Listing >>
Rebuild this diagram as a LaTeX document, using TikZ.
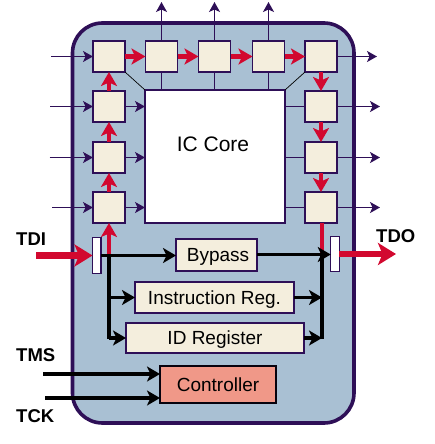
\documentclass[tikz,border=0pt]{standalone}
\usepackage{fontspec}
\setmainfont{Liberation Sans}
\usetikzlibrary{arrows.meta}
\definecolor{chipbg}{HTML}{A9C0D3}
\definecolor{cellbg}{HTML}{F4EEDD}
\definecolor{edge}{HTML}{2E0F57}
\definecolor{scan}{HTML}{D2082F}
\definecolor{ctrl}{HTML}{F09888}
\tikzset{
  cell/.style={draw=edge,line width=1.5pt,fill=cellbg,minimum width=32pt,minimum height=31pt,inner sep=0pt,outer sep=0pt},
  regbox/.style={draw=edge,line width=1.2pt,fill=cellbg,inner sep=0pt,outer sep=0pt,text height=13.6pt,text depth=0pt,font=\fontsize{19}{19}\selectfont},
  latch/.style={draw=edge,line width=1.2pt,fill=white,inner sep=0pt,outer sep=0pt,minimum width=8.5pt,minimum height=35.5pt},
  pin/.style={edge,line width=1.5pt,-{Stealth[length=10pt,width=11pt,inset=2.5pt]}},
  plain/.style={edge,line width=1.5pt},
  redar/.style={scan,line width=4.6pt,-{Stealth[length=14pt,width=16pt,inset=3.5pt]}},
  bigred/.style={scan,line width=6.5pt,-{Stealth[length=18pt,width=22pt,inset=4.5pt]}},
  blk/.style={black,line width=3.6pt,-{Stealth[length=13pt,width=15pt,inset=3.5pt]}},
  blkl/.style={black,line width=3.6pt},
  lbl/.style={font=\fontsize{18.5}{18.5}\selectfont\bfseries,inner sep=0pt,text=black}
}
\begin{document}
\begin{tikzpicture}[x=1pt,y=-1pt]
\useasboundingbox (0,0) rectangle (434,444);
% chip
\node[draw=edge,line width=3.6pt,fill=chipbg,rounded corners=30pt,minimum width=281.5pt,minimum height=400pt,inner sep=0pt] (chip) at (213.25,223) {};
% core
\node[draw=edge,line width=1.4pt,fill=white,minimum width=140pt,minimum height=133pt,inner sep=0pt,outer sep=0pt] (core) at (215,156.5) {};
\node[font=\fontsize{21}{21}\selectfont,inner sep=0pt] (coretext) at (213,144) {IC Core};
% cells
\node[cell] (t1) at (109,56.5) {};
\node[cell] (t2) at (161.5,56.5) {};
\node[cell] (t3) at (214.5,56.5) {};
\node[cell] (t4) at (268.5,56.5) {};
\node[cell] (t5) at (321,56.5) {};
\node[cell] (l1) at (109,106.5) {};
\node[cell] (l2) at (109,157.5) {};
\node[cell] (l3) at (109,207.5) {};
\node[cell] (r1) at (321,106.5) {};
\node[cell] (r2) at (321,157.5) {};
\node[cell] (r3) at (321,207.5) {};
% free ends
\coordinate (inA) at (51,56.5);
\coordinate (inB) at (50,106.5);
\coordinate (inC) at (49.5,157.5);
\coordinate (inD) at (52,207.5);
\coordinate (outA) at (377,56.5);
\coordinate (outB) at (380,106.5);
\coordinate (outC) at (380,157.5);
\coordinate (outD) at (380,207.5);
\coordinate (upA) at (161.5,2);
\coordinate (upB) at (214.5,2);
\coordinate (upC) at (268.5,2);
% pins
\draw[pin] (inA) -- (t1.west);
\draw[pin] (inB) -- (l1.west);
\draw[pin] (inC) -- (l2.west);
\draw[pin] (inD) -- (l3.west);
\draw[pin] (t5.east) -- (outA);
\draw[pin] (r1.east) -- (outB);
\draw[pin] (r2.east) -- (outC);
\draw[pin] (r3.east) -- (outD);
\draw[pin] (t2.north) -- (upA);
\draw[pin] (t3.north) -- (upB);
\draw[pin] (t4.north) -- (upC);
\draw[pin] (l1.east) -- (l1.east -| core.west);
\draw[pin] (l2.east) -- (l2.east -| core.west);
\draw[pin] (l3.east) -- (l3.east -| core.west);
\draw[plain] (r1.west) -- (r1.west -| core.east);
\draw[plain] (r2.west) -- (r2.west -| core.east);
\draw[plain] (r3.west) -- (r3.west -| core.east);
\draw[plain] (t2.south) -- (t2.south |- core.north);
\draw[plain] (t3.south) -- (t3.south |- core.north);
\draw[plain] (t4.south) -- (t4.south |- core.north);
\draw[black,line width=0.7pt] (t1.south east) -- (core.north west);
\draw[black,line width=0.7pt] (t5.south west) -- (core.north east);
% scan chain
\draw[redar] (l3.north) -- (l2.south);
\draw[redar] (l2.north) -- (l1.south);
\draw[redar] (l1.north) -- (t1.south);
\draw[redar] (t1.east) -- (t2.west);
\draw[redar] (t2.east) -- (t3.west);
\draw[redar] (t3.east) -- (t4.west);
\draw[redar] (t4.east) -- (t5.west);
\draw[redar] (t5.south) -- (r1.north);
\draw[redar] (r1.south) -- (r2.north);
\draw[redar] (r2.south) -- (r3.north);
% registers
\node[regbox,minimum width=81pt,minimum height=32pt] (bypass) at (216.5,255) {\hspace*{3pt}Bypass};
\node[regbox,minimum width=159pt,minimum height=31pt] (instr) at (214.5,297.5) {Instruction Reg.};
\node[regbox,minimum width=178pt,minimum height=30pt] (idreg) at (215,338) {ID Register};
\node[regbox,fill=ctrl,draw=black!85!edge,minimum width=116pt,minimum height=37pt] (controller) at (218,384.5) {Controller};
\node[latch] (tdilatch) at (96.75,255.5) {};
\node[latch] (tdolatch) at (335,254) {};
% junctions
\coordinate (jl) at (109,255.5);
\coordinate (jlb) at (109,339);
\coordinate (jr) at (322,254.5);
\coordinate (jrb) at (322,339);
% red from latch and to latch
\draw[scan,line width=4pt,-{Stealth[length=14pt,width=16pt,inset=3.5pt]}] (jl) -- (l3.south);
\draw[scan,line width=3.6pt] (r3.south -| jr) -- (jr);
% black paths
\draw[blk] (tdilatch.east) -- (tdilatch.east -| bypass.west);
\draw[blkl] (jl) -- (jlb);
\draw[blk] (jl |- instr.west) -- (instr.west);
\draw[blk] (jl |- idreg.west) -- (idreg.west);
\draw[blk] (jr -| bypass.east) -- (jr -| tdolatch.west);
\draw[blkl] (jr) -- (jrb);
\draw[blk] (instr.east) -- (jr |- instr.east);
\draw[blk] (idreg.east) -- (jr |- idreg.east);
% external
\coordinate (tdiin) at (36,255.5);
\coordinate (tdoout) at (396,254);
\coordinate (tmsin) at (43,374);
\coordinate (tckin) at (45,398);
\draw[bigred] (tdiin) -- (tdilatch.west);
\draw[bigred] (tdolatch.east) -- (tdoout);
\draw[blk] (tmsin) -- (tmsin -| controller.west);
\draw[blk] (tckin) -- (tckin -| controller.west);
% labels
\node[lbl,anchor=west] (tdi) at (16,239) {TDI};
\node[lbl,anchor=west] (tdo) at (376,236.5) {TDO};
\node[lbl,anchor=west] (tms) at (16,355) {TMS};
\node[lbl,anchor=west] (tck) at (16,416) {TCK};
\end{tikzpicture}
\end{document}
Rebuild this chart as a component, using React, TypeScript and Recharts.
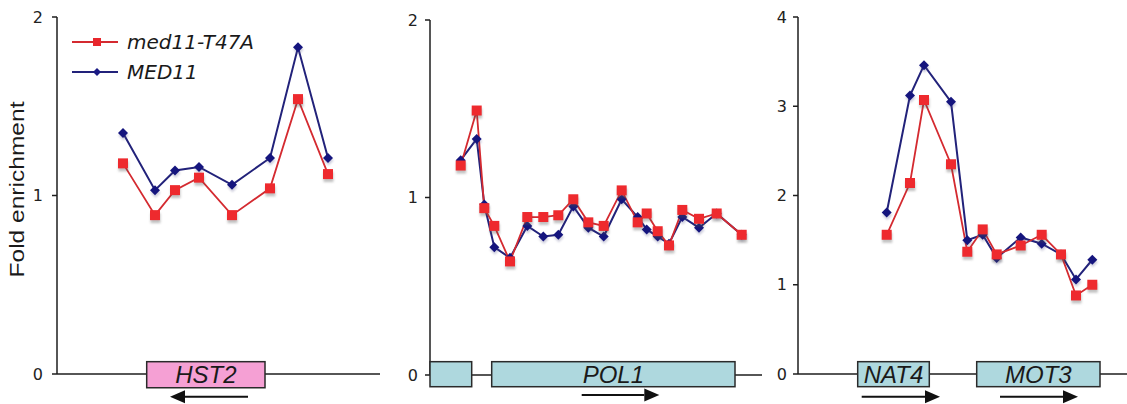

Given exercise >> State how many lines of the listing above include the word "using". Give nothing but the number.

Solved problem >> 2